**Dataset content:**

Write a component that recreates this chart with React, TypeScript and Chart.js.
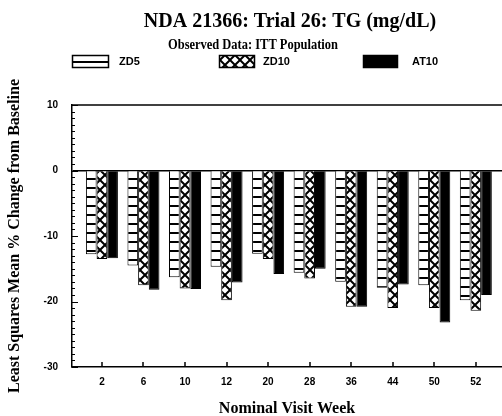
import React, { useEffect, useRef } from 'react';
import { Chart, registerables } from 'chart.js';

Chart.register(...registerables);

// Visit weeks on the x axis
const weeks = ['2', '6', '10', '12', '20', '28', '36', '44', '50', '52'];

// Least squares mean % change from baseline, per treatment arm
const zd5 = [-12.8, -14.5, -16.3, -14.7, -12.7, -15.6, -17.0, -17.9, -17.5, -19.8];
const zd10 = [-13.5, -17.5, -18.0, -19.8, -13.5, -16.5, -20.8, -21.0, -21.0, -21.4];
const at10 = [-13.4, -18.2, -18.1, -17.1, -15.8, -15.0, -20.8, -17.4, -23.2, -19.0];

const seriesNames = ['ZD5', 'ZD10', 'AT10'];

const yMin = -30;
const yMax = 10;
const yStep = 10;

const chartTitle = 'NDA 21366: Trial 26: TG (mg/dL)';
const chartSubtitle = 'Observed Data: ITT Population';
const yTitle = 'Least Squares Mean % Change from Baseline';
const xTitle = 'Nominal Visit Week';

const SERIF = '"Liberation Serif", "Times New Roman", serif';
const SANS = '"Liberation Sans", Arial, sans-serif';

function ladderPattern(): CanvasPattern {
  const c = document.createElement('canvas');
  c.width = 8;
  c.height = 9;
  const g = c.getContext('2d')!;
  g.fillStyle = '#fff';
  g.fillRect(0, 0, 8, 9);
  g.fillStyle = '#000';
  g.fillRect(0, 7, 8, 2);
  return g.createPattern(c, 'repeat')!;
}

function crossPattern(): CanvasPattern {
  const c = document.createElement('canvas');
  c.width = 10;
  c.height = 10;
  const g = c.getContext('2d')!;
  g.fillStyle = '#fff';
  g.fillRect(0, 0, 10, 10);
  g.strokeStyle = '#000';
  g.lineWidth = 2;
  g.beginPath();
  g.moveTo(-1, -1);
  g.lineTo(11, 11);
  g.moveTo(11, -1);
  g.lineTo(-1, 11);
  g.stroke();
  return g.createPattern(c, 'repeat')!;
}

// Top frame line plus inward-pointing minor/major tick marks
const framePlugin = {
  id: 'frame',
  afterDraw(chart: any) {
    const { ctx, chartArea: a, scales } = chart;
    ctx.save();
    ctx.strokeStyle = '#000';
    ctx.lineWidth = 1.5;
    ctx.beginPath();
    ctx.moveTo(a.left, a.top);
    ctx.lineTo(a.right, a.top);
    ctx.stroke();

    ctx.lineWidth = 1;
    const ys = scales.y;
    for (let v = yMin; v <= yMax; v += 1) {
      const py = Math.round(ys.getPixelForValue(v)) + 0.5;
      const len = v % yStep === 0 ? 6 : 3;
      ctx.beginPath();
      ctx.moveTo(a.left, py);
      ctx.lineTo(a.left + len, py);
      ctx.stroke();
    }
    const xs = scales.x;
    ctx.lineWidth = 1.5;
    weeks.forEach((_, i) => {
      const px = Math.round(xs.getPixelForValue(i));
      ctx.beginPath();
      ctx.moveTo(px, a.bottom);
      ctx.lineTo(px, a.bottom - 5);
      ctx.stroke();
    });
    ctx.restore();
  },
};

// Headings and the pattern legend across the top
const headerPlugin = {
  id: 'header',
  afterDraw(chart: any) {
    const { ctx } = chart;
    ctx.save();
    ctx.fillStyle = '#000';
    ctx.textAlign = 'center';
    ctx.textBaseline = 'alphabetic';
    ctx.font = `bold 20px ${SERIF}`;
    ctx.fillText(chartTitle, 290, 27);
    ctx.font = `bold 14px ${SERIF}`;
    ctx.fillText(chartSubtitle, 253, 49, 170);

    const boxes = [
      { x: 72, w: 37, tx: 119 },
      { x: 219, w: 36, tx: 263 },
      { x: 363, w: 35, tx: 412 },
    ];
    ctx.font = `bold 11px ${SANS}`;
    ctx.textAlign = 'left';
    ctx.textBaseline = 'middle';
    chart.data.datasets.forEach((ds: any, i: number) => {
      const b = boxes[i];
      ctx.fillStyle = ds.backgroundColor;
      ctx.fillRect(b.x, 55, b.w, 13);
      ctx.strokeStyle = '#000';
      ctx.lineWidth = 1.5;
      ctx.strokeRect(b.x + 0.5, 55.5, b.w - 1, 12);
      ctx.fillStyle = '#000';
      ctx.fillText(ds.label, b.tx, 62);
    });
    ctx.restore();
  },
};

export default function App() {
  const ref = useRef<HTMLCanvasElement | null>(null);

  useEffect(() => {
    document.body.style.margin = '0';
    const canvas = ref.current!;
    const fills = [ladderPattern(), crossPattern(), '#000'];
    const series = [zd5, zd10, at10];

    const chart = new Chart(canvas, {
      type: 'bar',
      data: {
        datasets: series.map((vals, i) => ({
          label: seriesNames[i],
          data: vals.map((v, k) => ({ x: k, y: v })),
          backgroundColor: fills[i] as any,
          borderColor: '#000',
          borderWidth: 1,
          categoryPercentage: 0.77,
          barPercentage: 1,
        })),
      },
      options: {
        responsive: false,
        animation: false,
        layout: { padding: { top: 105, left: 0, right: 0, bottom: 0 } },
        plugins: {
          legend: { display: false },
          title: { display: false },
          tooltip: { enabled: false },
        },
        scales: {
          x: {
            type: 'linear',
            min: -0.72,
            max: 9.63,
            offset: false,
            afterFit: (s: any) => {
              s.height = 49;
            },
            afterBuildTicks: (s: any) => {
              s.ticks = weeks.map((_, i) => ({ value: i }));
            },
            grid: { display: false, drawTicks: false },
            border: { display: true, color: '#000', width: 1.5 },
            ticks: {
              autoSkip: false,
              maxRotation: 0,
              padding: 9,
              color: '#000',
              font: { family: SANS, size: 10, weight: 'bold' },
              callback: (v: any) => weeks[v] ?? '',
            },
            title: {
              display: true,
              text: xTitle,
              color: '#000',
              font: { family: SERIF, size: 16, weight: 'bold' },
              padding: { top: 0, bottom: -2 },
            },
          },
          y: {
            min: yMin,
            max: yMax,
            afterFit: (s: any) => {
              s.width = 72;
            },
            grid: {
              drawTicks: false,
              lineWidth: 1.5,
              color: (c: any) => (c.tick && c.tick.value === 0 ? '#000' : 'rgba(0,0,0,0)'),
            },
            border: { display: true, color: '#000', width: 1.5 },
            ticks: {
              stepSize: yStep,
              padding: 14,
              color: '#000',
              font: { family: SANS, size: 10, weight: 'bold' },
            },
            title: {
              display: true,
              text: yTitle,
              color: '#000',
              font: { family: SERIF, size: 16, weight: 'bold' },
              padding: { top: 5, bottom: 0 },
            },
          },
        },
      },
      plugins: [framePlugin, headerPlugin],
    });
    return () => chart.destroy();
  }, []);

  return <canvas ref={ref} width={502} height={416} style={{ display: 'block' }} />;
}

**What to work on:** Begin at the top of the material above and output each line exactly, stopping after the line that holds "const yStep = 10;". Leave out pictures.

**Solution to this exercise:**
Write a component that recreates this chart with React, TypeScript and Chart.js.
import React, { useEffect, useRef } from 'react';
import { Chart, registerables } from 'chart.js';

Chart.register(...registerables);

// Visit weeks on the x axis
const weeks = ['2', '6', '10', '12', '20', '28', '36', '44', '50', '52'];

// Least squares mean % change from baseline, per treatment arm
const zd5 = [-12.8, -14.5, -16.3, -14.7, -12.7, -15.6, -17.0, -17.9, -17.5, -19.8];
const zd10 = [-13.5, -17.5, -18.0, -19.8, -13.5, -16.5, -20.8, -21.0, -21.0, -21.4];
const at10 = [-13.4, -18.2, -18.1, -17.1, -15.8, -15.0, -20.8, -17.4, -23.2, -19.0];

const seriesNames = ['ZD5', 'ZD10', 'AT10'];

const yMin = -30;
const yMax = 10;
const yStep = 10;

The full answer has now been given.